§ **What is asked**: Starting at the first line of the data, print each line verbatim up to and including the line bearing "const yTicks = [0.0, 0.2, 0.4, 0.6, 0.8, 1.0];", omitting pictures.

§ **Given data**:
begin

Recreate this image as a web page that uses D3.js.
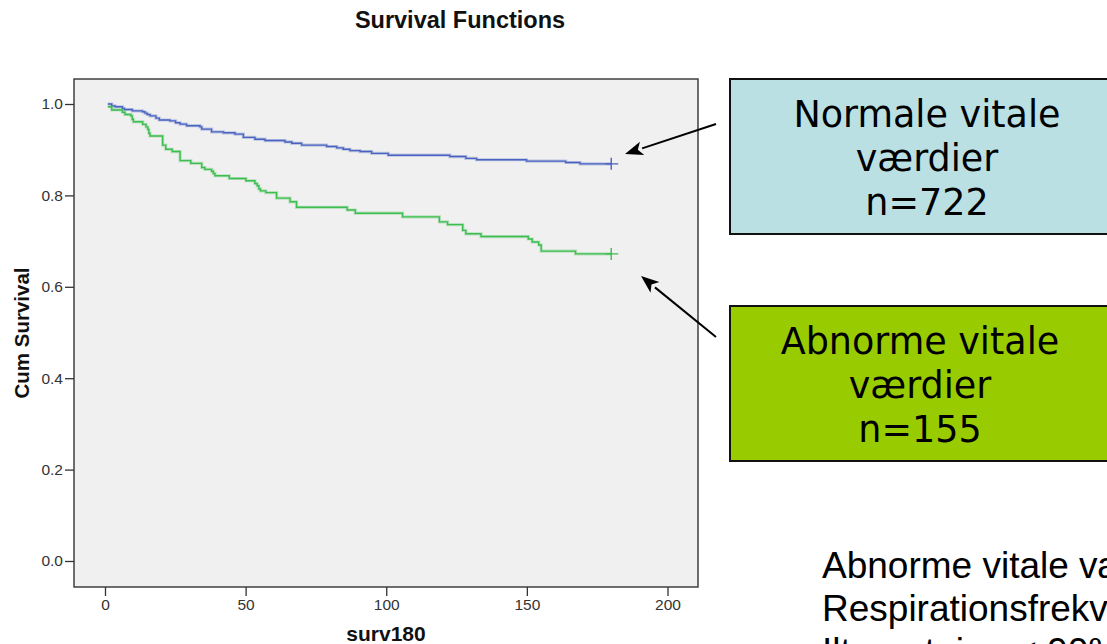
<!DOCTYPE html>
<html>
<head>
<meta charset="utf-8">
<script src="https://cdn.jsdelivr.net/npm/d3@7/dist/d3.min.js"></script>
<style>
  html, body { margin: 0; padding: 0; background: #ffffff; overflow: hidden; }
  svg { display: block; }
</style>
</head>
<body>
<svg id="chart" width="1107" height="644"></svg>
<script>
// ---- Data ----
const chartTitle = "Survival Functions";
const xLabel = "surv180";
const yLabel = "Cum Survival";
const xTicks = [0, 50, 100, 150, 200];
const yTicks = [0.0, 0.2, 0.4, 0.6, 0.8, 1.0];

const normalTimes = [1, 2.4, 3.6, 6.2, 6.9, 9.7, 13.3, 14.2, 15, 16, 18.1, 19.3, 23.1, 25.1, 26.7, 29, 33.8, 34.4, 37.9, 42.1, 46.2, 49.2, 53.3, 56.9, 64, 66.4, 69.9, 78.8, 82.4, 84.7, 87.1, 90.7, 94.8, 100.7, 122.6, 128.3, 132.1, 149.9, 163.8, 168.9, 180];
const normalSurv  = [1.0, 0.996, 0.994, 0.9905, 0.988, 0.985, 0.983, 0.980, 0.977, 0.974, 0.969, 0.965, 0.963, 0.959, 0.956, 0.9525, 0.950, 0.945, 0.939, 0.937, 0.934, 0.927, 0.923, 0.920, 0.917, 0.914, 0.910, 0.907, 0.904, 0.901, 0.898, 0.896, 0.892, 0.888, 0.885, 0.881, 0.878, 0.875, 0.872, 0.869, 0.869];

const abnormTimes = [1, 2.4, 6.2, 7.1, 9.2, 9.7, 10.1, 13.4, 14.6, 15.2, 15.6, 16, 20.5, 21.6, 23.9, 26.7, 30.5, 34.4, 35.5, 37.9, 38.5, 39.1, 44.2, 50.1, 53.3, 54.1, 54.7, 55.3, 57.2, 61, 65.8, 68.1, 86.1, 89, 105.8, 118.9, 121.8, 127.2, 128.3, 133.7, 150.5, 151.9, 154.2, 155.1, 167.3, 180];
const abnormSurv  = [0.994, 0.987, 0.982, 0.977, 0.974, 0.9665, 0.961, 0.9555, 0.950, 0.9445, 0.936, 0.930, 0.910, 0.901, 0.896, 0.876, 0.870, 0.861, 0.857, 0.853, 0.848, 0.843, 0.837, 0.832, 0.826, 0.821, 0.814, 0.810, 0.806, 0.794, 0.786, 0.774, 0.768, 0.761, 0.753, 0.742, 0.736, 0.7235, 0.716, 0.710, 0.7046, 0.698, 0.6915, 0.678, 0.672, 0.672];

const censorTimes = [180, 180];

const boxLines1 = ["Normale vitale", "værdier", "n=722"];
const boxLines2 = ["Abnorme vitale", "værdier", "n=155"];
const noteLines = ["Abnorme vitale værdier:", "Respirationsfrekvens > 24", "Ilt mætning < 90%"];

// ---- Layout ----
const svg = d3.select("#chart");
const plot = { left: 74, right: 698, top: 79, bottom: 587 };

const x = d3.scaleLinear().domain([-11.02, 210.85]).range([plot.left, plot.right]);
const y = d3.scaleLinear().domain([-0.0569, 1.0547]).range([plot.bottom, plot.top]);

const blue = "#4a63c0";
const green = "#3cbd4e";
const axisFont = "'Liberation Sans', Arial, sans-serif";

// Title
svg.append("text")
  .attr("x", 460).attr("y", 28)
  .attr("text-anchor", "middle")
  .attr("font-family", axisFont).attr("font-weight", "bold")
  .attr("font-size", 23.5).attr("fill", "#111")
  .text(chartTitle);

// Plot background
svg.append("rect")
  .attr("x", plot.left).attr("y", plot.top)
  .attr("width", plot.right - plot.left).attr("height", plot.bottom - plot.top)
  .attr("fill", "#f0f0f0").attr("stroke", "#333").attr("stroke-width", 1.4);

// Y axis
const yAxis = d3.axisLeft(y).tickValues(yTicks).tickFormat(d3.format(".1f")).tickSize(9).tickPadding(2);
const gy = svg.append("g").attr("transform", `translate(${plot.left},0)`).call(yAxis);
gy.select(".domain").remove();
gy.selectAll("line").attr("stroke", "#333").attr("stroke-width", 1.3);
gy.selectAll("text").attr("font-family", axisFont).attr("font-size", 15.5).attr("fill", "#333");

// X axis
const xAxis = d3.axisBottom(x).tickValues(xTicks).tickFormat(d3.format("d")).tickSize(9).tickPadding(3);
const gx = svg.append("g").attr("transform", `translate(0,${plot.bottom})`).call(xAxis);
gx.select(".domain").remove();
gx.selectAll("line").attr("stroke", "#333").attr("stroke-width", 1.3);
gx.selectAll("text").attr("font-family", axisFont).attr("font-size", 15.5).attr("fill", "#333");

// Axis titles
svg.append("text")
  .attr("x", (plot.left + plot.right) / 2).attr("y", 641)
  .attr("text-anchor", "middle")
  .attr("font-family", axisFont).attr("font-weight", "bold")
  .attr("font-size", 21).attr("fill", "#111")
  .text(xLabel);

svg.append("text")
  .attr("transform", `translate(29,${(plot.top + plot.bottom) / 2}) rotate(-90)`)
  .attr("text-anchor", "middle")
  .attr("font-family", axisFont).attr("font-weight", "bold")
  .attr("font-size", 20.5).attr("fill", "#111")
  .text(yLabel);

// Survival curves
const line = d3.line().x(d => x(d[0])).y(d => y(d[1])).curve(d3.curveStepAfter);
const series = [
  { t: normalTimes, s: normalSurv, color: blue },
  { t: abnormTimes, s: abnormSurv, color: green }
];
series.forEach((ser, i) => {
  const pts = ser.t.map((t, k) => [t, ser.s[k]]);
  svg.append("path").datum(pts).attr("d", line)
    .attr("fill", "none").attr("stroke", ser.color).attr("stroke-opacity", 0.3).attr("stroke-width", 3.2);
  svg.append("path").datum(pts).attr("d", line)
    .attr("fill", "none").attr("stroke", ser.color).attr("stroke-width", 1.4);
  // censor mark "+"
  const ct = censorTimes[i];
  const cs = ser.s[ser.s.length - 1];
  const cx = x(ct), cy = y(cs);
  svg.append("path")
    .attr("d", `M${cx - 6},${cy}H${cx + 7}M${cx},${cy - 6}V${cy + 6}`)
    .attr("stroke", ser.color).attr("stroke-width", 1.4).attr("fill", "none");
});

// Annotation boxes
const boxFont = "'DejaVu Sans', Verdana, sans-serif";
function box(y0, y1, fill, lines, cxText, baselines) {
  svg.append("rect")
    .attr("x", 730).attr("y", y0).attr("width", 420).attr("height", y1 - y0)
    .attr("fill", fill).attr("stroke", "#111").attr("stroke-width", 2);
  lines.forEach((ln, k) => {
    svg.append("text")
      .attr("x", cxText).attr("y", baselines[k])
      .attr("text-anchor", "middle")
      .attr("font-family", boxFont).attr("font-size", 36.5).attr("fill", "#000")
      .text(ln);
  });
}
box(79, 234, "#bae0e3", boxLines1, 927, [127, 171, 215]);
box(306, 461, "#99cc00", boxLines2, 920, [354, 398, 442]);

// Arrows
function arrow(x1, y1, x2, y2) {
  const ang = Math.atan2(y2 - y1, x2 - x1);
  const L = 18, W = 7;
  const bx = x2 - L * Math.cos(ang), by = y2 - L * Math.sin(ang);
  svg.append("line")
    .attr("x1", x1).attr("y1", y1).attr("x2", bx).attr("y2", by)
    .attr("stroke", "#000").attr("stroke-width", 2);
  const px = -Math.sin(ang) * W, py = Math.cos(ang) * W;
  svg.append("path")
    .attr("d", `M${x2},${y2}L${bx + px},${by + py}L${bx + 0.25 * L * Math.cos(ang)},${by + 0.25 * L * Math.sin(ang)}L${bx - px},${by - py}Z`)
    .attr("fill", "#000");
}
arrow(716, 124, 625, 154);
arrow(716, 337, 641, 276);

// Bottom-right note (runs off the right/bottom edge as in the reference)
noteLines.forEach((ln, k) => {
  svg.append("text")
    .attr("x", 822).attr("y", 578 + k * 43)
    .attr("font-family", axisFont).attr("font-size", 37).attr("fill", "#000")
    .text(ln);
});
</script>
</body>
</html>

end

§ **Solution to the exercise**:
Recreate this image as a web page that uses D3.js.
<!DOCTYPE html>
<html>
<head>
<meta charset="utf-8">
<script src="https://cdn.jsdelivr.net/npm/d3@7/dist/d3.min.js"></script>
<style>
  html, body { margin: 0; padding: 0; background: #ffffff; overflow: hidden; }
  svg { display: block; }
</style>
</head>
<body>
<svg id="chart" width="1107" height="644"></svg>
<script>
// ---- Data ----
const chartTitle = "Survival Functions";
const xLabel = "surv180";
const yLabel = "Cum Survival";
const xTicks = [0, 50, 100, 150, 200];
const yTicks = [0.0, 0.2, 0.4, 0.6, 0.8, 1.0];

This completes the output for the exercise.